Schrobenhausen
Das rote Bayern oder von Toten auf Urlaub

Michael Lerchenbergs Lehrstunde(n) zur Revolution

20.11.2018 | Stand 23.09.2023, 5:01 Uhr
Es war einmal die Revolution oder Eisner gegen alle - Michael Lerchenberg und die Revolutionskapelle erinnern mit dem "Spartakusmarsch" an 100 Jahre Revolution und Räterepublik in Bayern.  −Foto: Erdle

Schrobenhausen (SZ) Revolution ist schwerer als man denkt.

Diese Erkenntnis gewannen sowohl die Begründer des Freistaats vor 100 Jahren wie auch das Publikum im Musikschulpavillon bei Michael Lerchenbergs umfangreichem Leseabend "Revolution in Baiern" am Sonntag.

Michael Lerchenberg widmet sich in seinem aktuellen Leseprogramm den 175 Tagen der Revolution 1918/19, den "wildesten, aufregendsten und grausamsten der bayerische Geschichte". Und er tut dies, indem er in Augenzeugenberichten die damals Handelnden oder am Geschehen Beteiligten, abwechselnd Befürworter, Gegner oder bloße Beobachter, zu Wort kommen lässt.

Von der Demonstration auf der Münchner Theresienwiese am 7. November 1918 und der Proklamation des Freistaates Bayern bis zur Ermordung von Ministerpräsident Kurt Eisner am 21.2.1919 reicht die Darstellung vor der Pause, der zweite Teil umfasst die anschließenden Wirren der im April ausgerufenen Räterepublik und deren brutale Niederschlagung durch die "weißen" Freikorps.

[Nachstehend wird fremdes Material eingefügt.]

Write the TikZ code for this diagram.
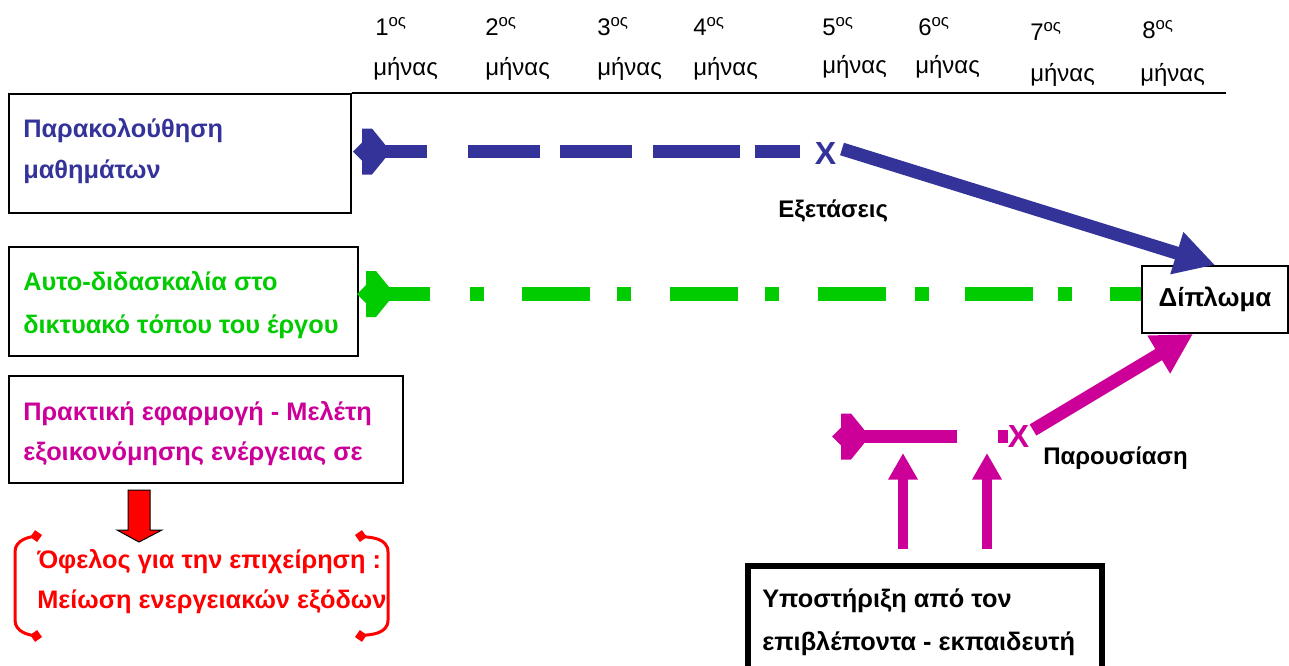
\documentclass[tikz,border=0pt]{standalone}
\usepackage{fontspec}
\setmainfont{Liberation Sans}
\usetikzlibrary{arrows.meta}
\definecolor{cblue}{HTML}{333399}
\definecolor{cgreen}{HTML}{00CC00}
\definecolor{cmag}{HTML}{CC0099}
\definecolor{cred}{HTML}{FF0000}
\begin{document}
\begin{tikzpicture}[x=0.75pt,y=-0.75pt,
  hdr/.style={anchor=base west,inner sep=0pt,font=\fontsize{18}{22}\selectfont},
  lbl/.style={anchor=base west,inner sep=0pt,font=\fontsize{18}{22}\selectfont\bfseries},
  btxt/.style={anchor=base west,inner sep=0pt,font=\fontsize{19}{22}\selectfont\bfseries},
  frame/.style={draw=black,line width=1.5pt,fill=white,anchor=north west,inner sep=0pt},
  xmark/.style={inner sep=0pt,font=\fontsize{24}{26}\selectfont\bfseries},
  tailmark/.pic={\fill (0,0) -- (9,-9) -- (9,-23) -- (19,-23) -- (32,-7) -- (32,7) -- (19,23) -- (9,23) -- (9,9) -- cycle;},
  bigtip/.style={-{Triangle[length=30pt,width=31pt]}},
  smalltip/.style={-{Triangle[length=20pt,width=21pt]}}
]
\useasboundingbox[fill=white] (0,0) rectangle (1289,665);

% header
\foreach \n/\xa/\ya/\xb/\yb in {1/375/35/373/75,2/485/35/485/75,3/597/35/597/75,4/693/35/693/75,5/822/35/822/73,6/918/35/915/73,7/1030/40/1030/81,8/1142/38/1140/81}{
  \node[hdr] (n\n) at (\xa,\ya) {\n\textsuperscript{ος}};
  \node[hdr] (m\n) at (\xb,\yb) {μήνας};
}
\coordinate (hlend) at (1226,93);

% boxes
\node[frame,minimum width=256.5pt,minimum height=89.25pt] (b1) at (8,93) {};
\node[frame,minimum width=261.75pt,minimum height=81.75pt] (b2) at (8,246) {};
\node[frame,minimum width=295.5pt,minimum height=80.25pt] (b3) at (8,375) {};
\draw[line width=1.5pt] (b1.north east) -- (hlend);

\node[btxt,text=cblue] (t1a) at (23,137) {Παρακολούθηση};
\node[btxt,text=cblue] (t1b) at (23,178) {μαθημάτων};
\node[btxt,text=cgreen] (t2a) at (23,290) {Αυτο-διδασκαλία στο};
\node[btxt,text=cgreen] (t2b) at (23,333) {δικτυακό τόπου του έργου};
\node[btxt,text=cmag] (t3a) at (23,420) {Πρακτική εφαρμογή - Μελέτη};
\node[btxt,text=cmag] (t3b) at (23,460) {εξοικονόμησης ενέργειας σε};

% diploma
\node[frame,minimum width=109.5pt,minimum height=50.25pt,font=\fontsize{19.5}{22}\selectfont\bfseries] (dip) at (1141,265) {Δίπλωμα};

% blue row
\pic[color=cblue] at (353,151.5) {tailmark};
\coordinate (bs) at (362,151.5);
\coordinate (be) at (800,151.5);
\draw[cblue,line width=9.75pt,dash pattern=on 48.75pt off 30.75pt on 54pt off 15pt on 54pt off 15.75pt on 65.25pt off 11.25pt on 33.75pt off 100pt] (bs) -- (be);
\node[xmark,text=cblue] (bx) at (825.5,153.5) {X};
\coordinate (bas) at (842,149);
\draw[cblue,line width=9.75pt,bigtip] (bas) -- (dip.north);
\node[lbl] (exams) at (778,217) {Εξετάσεις};

% green row
\pic[color=cgreen] at (357,294) {tailmark};
\coordinate (gs) at (372,294);
\draw[cgreen,line width=10.5pt,dash pattern=on 43.5pt off 30pt on 10.5pt off 28.5pt on 51pt off 20.25pt on 10.5pt off 29.25pt on 51pt off 20.25pt on 10.5pt off 29.25pt on 51pt off 21.75pt on 10.5pt off 27pt on 51pt off 18.75pt on 10.5pt off 28.5pt on 40pt off 100pt] (gs) -- (dip.west |- gs);

% magenta row
\pic[color=cmag] at (832,436.5) {tailmark};
\coordinate (ms) at (850,436.5);
\coordinate (me) at (1008,436.5);
\draw[cmag,line width=9.75pt,dash pattern=on 80.25pt off 30.75pt on 7.5pt off 100pt] (ms) -- (me);
\node[xmark,text=cmag] (mx) at (1018.5,436.5) {X};
\coordinate (mas) at (1033,430);
\draw[cmag,line width=9.75pt,bigtip] (mas) -- ([xshift=-16.5pt]dip.south);
\node[lbl] (pres) at (1043,464) {Παρουσίαση};

% support box
\node[draw=black,line width=4.5pt,fill=white,anchor=north west,inner sep=0pt,minimum width=265.5pt,minimum height=120pt] (sup) at (745,563) {};
\node[btxt] (s1) at (762,607) {Υποστήριξη από τον};
\node[btxt] (s2) at (762,650) {επιβλέποντα - εκπαιδευτή};
\coordinate (v1s) at (903,549);
\coordinate (v1e) at (903,453);
\coordinate (v2s) at (987,549);
\coordinate (v2e) at (987,453);
\draw[cmag,line width=7pt,smalltip] (v1s) -- (v1e);
\draw[cmag,line width=7pt,smalltip] (v2s) -- (v2e);

% red arrow and benefit text
\filldraw[fill=cred,draw=black,line width=0.75pt] (128,490) -- (150,490) -- (150,530) -- (162,530) -- (139,542) -- (117,530) -- (128,530) -- cycle;
\node[btxt,text=cred] (r1) at (37,568) {Όφελος για την επιχείρηση :};
\node[btxt,text=cred] (r2) at (37,608) {Μείωση ενεργειακών εξόδων};
\draw[cred,line width=2.25pt,{Diamond[length=9pt,width=9pt]}-{Diamond[length=9pt,width=9pt]}] (42,535) to[out=190,in=90] (15,552) -- (15,620) to[out=-90,in=170] (42,637);
\draw[cred,line width=2.25pt,{Diamond[length=9pt,width=9pt]}-{Diamond[length=9pt,width=9pt]}] (355,535) to[out=-10,in=90] (388,552) -- (388,620) to[out=-90,in=10] (355,637);
\end{tikzpicture}
\end{document}
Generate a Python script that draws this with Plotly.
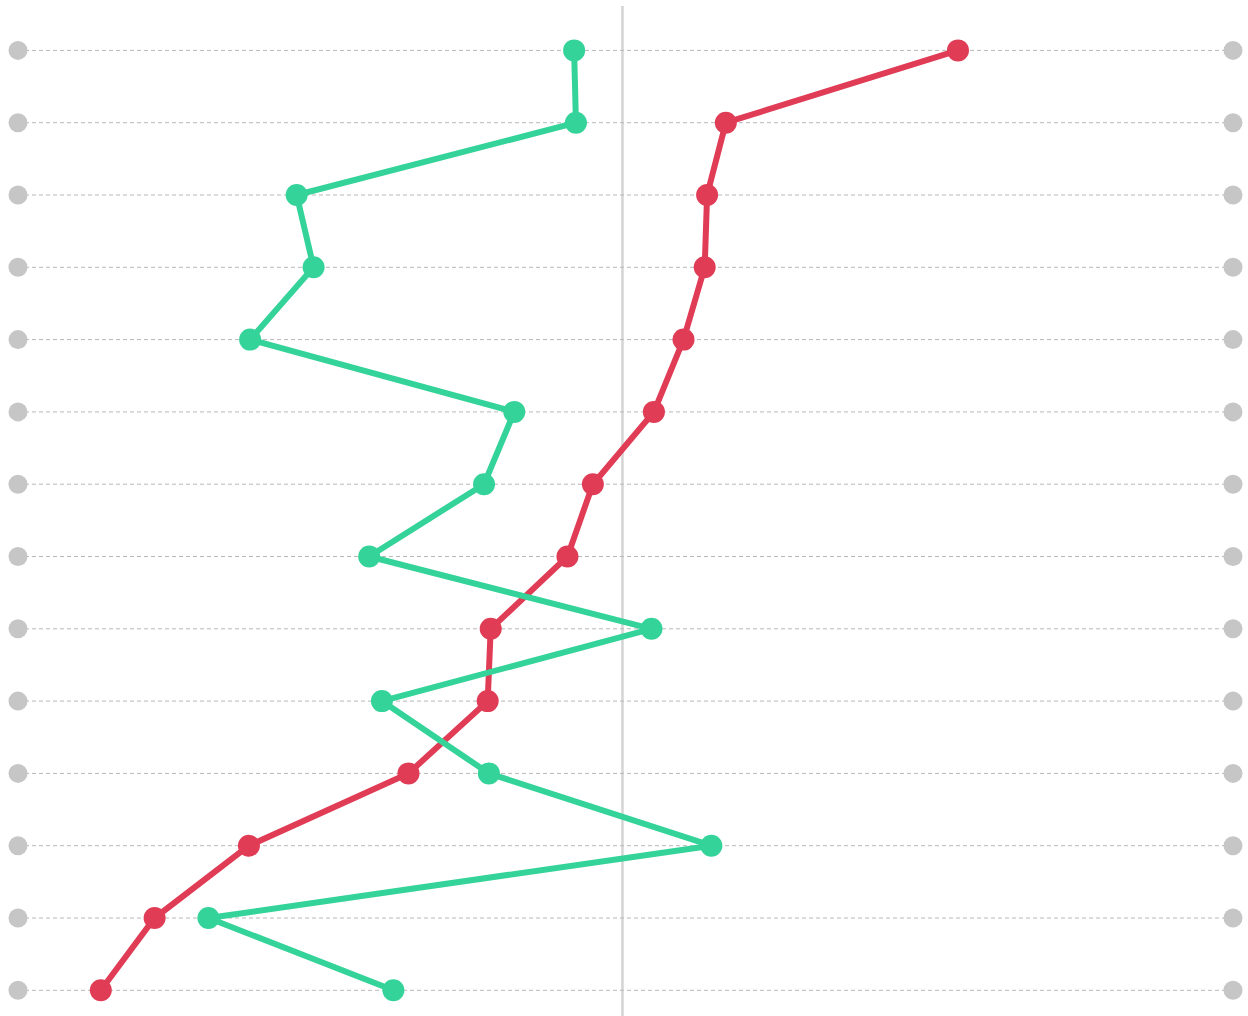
import plotly.graph_objects as go

rows = list(range(14))
green_values = [-8.0, -7.7, -53.9, -51.1, -61.6, -17.9, -22.9, -41.9, 4.8, -39.8, -22.1, 14.7, -68.5, -37.9]
red_values = [55.5, 17.1, 14.0, 13.6, 10.1, 5.2, -4.9, -9.1, -21.8, -22.3, -35.4, -61.8, -77.4, -86.3]
axis_min = -100
axis_max = 101

GREEN = "#34D399"
RED = "#E03C56"
GRAY_DOT = "#C6C6C6"
GRID = "#B8B8B8"

fig = go.Figure()

# dashed row guides
gx, gy = [], []
for r in rows:
    gx += [axis_min, axis_max, None]
    gy += [r, r, None]
fig.add_trace(go.Scatter(x=gx, y=gy, mode="lines",
                         line=dict(color=GRID, width=1, dash="4px,3px"),
                         hoverinfo="skip", showlegend=False))

# end dots
fig.add_trace(go.Scatter(x=[axis_min] * len(rows) + [axis_max] * len(rows),
                         y=rows + rows, mode="markers",
                         marker=dict(color=GRAY_DOT, size=19),
                         hoverinfo="skip", showlegend=False))

fig.add_trace(go.Scatter(x=red_values, y=rows, mode="lines+markers",
                         line=dict(color=RED, width=6),
                         marker=dict(color=RED, size=22),
                         showlegend=False))
fig.add_trace(go.Scatter(x=green_values, y=rows, mode="lines+markers",
                         line=dict(color=GREEN, width=6),
                         marker=dict(color=GREEN, size=22),
                         showlegend=False))

# center line
fig.add_shape(type="line", xref="x", yref="paper", x0=0, x1=0, y0=0, y1=1 - 6 / 1016,
              line=dict(color="#D4D4D4", width=2.5), layer="below")

W, H = 1248, 1016
scale = (1233 - 18) / (axis_max - axis_min)
x0 = axis_min - 18 / scale
x1 = x0 + W / scale
step = (990.3 - 50.4) / 13
y_top = -50.4 / step
y_bot = 13 + (H - 990.3) / step

fig.update_layout(
    width=W, height=H,
    margin=dict(l=0, r=0, t=0, b=0),
    paper_bgcolor="white", plot_bgcolor="white",
    xaxis=dict(range=[x0, x1], visible=False, fixedrange=True),
    yaxis=dict(range=[y_bot, y_top], visible=False, fixedrange=True),
)

fig.write_html("out.html", config={"displayModeBar": False},
               post_script="document.body.style.margin='0';document.body.style.overflow='hidden';")
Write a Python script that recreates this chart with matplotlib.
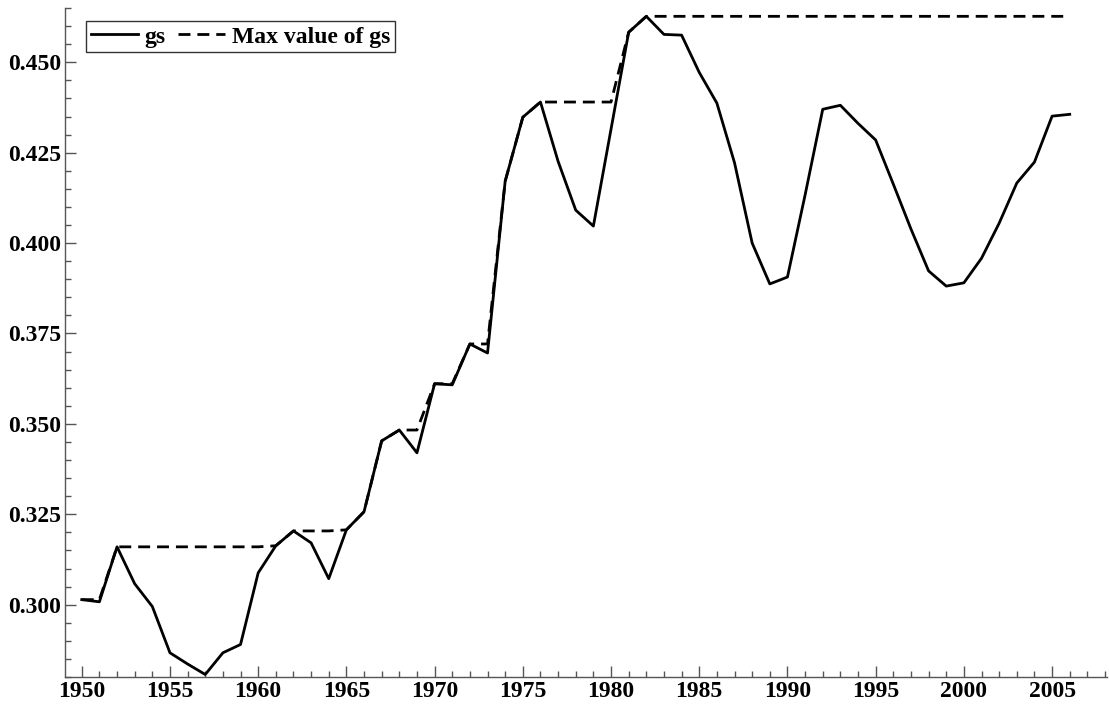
import numpy as np
import matplotlib
matplotlib.use("Agg")
import matplotlib.pyplot as plt
from matplotlib.ticker import MultipleLocator, FormatStrFormatter

# gs series, annual values
years = list(range(1950, 2007))
gs = [0.3014, 0.3008, 0.3160, 0.3058, 0.2995, 0.2867, 0.2836, 0.2807, 0.2867, 0.2890,
      0.3088, 0.3163, 0.3204, 0.3171, 0.3072, 0.3207, 0.3257, 0.3453, 0.3483, 0.3420,
      0.3611, 0.3608, 0.3721, 0.3696, 0.4171, 0.4348, 0.4390, 0.4226, 0.4091, 0.4047,
      0.4315, 0.4583, 0.4627, 0.4577, 0.4575, 0.4472, 0.4387, 0.4222, 0.4000, 0.3887,
      0.3906, 0.4133, 0.4370, 0.4381, 0.4331, 0.4285, 0.4163, 0.4039, 0.3923, 0.3881,
      0.3890, 0.3958, 0.4055, 0.4166, 0.4224, 0.4351, 0.4356]

# running maximum of gs
gs_max = np.maximum.accumulate(gs)

plt.rcParams['font.family'] = ['Liberation Serif', 'DejaVu Serif']
plt.rcParams['font.weight'] = 'bold'

fig = plt.figure(figsize=(11.09, 7.09), dpi=100)
ax = fig.add_axes([0.0586, 0.0451, 0.9394, 0.9436])

ax.plot(years, gs, color='black', lw=2.0, label='gs')
ax.plot(years, gs_max, color='black', lw=2.0, dashes=(4.3, 2.5), label='Max value of gs')

ax.set_xlim(1949.05, 2008.1)
ax.set_ylim(0.280, 0.465)

ax.xaxis.set_major_locator(MultipleLocator(5))
ax.xaxis.set_minor_locator(MultipleLocator(1))
ax.yaxis.set_major_locator(MultipleLocator(0.025))
ax.yaxis.set_minor_locator(MultipleLocator(0.005))
ax.yaxis.set_major_formatter(FormatStrFormatter('%.3f'))

for side in ['top', 'right']:
    ax.spines[side].set_visible(False)
for side in ['left', 'bottom']:
    ax.spines[side].set_color('#555555')
    ax.spines[side].set_linewidth(1.0)

ax.tick_params(which='both', direction='in', color='#555555', labelsize=17)
ax.tick_params(which='major', length=8, width=1.0)
ax.tick_params(which='minor', length=4.5, width=1.0)
ax.tick_params(axis='x', pad=3)
ax.tick_params(axis='y', pad=3)

leg = ax.legend(loc='upper left', bbox_to_anchor=(0.02, 0.98), borderaxespad=0,
                ncol=2, fontsize=17, frameon=True, fancybox=False, handlelength=2.0,
                handletextpad=0.3, columnspacing=0.5, borderpad=0.2)
leg.get_frame().set_edgecolor('black')
leg.get_frame().set_linewidth(1.0)

fig.savefig('out.png', dpi=100)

Es entsteht ein Panoramabild aus vielen Einzelsplittern, das vom Königshaus, wo man sich hauptsächlich Sorgen um die Unterhosen Ludwigs III. macht, und lapidar Telefonanrufe registriert, "es wäre jetzt Revolution", bis zum erschütternden Schlusswort Eugen Levinés im Hochverratsprozess reicht: "Wir Kommunisten sind alle Tote auf Urlaub. "

Mit wandelbarer Stimme gelingt es Lerchenberg, sein großes Personarium unterschiedlich zu gestalten. Prächtig trifft er etwa den gewollt einfachen Tonfall Oskar Maria Grafs, sein Thomas Mann, der sich sarkastisch über die regierenden "Polit-Dilettanten" auslässt, klingt dagegen mehr wie ein Hamburger Marineoffizier. In der umfassenden Vielfalt liegt natürlich gleichzeitig eine Gefahr, denn aus den Dokumenten prasselt eine Informationsmenge, die zuhörend verarbeitet sein will. Das erfordert gehörige Konzentration.

Doch wie in einer Gemäldegalerie: nach zu vielen Sälen lässt sich auch das beste Bild nur noch oberflächlich erfassen. Eine "Revolutionskapelle" um Simone Lautenschlager (Klarinette), Sabrina Walter (Harfe), Ferdinand Schramm (Trompete) und Martin Holzapfel (Tuba) trägt u.  a. mit Vertonungen von Gedichten des Revolutionärs Erich Mühsam zur Auflockerung des Abends, bei; angesichts der Textmenge hätte der musikalische Anteil durchaus großzügiger ausfallen dürfen.

Am wirksamsten blieben erstaunlicherweise die harmlos-satirischen Couplets des Weiß Ferdl im Gedächtnis: bayerische Gemütlichkeit, die selbst den Bürgerkriegs-Schrecken noch ins Behäbig-Unverbindliche wendet. Bayerischstunde 1918/19 - ein so lehr- wie materialreicher, im Doppelsinn erschöpfender Abend. Lerchenberg liefert eine umfassende Darstellung der Ereignisse aus vielfach kontrastierenden Blickwinkeln, objektiv und doch mit eindeutigen Hinweisen auf die zwiespältige Rolle der damaligen SPD bis zur noch 1969 geäußerten CSU-Stadtrats-Ansicht, München habe keine Veranlassung, Kurt Eisner zu ehren, und gipfelnd im warnenden Schlussfazit, die Politik scheine seit 1919 "auf dem rechten Auge blind". Starker Applaus des nach über zweieinhalb Stunden beeindruckt-mitgenommenen Publikums.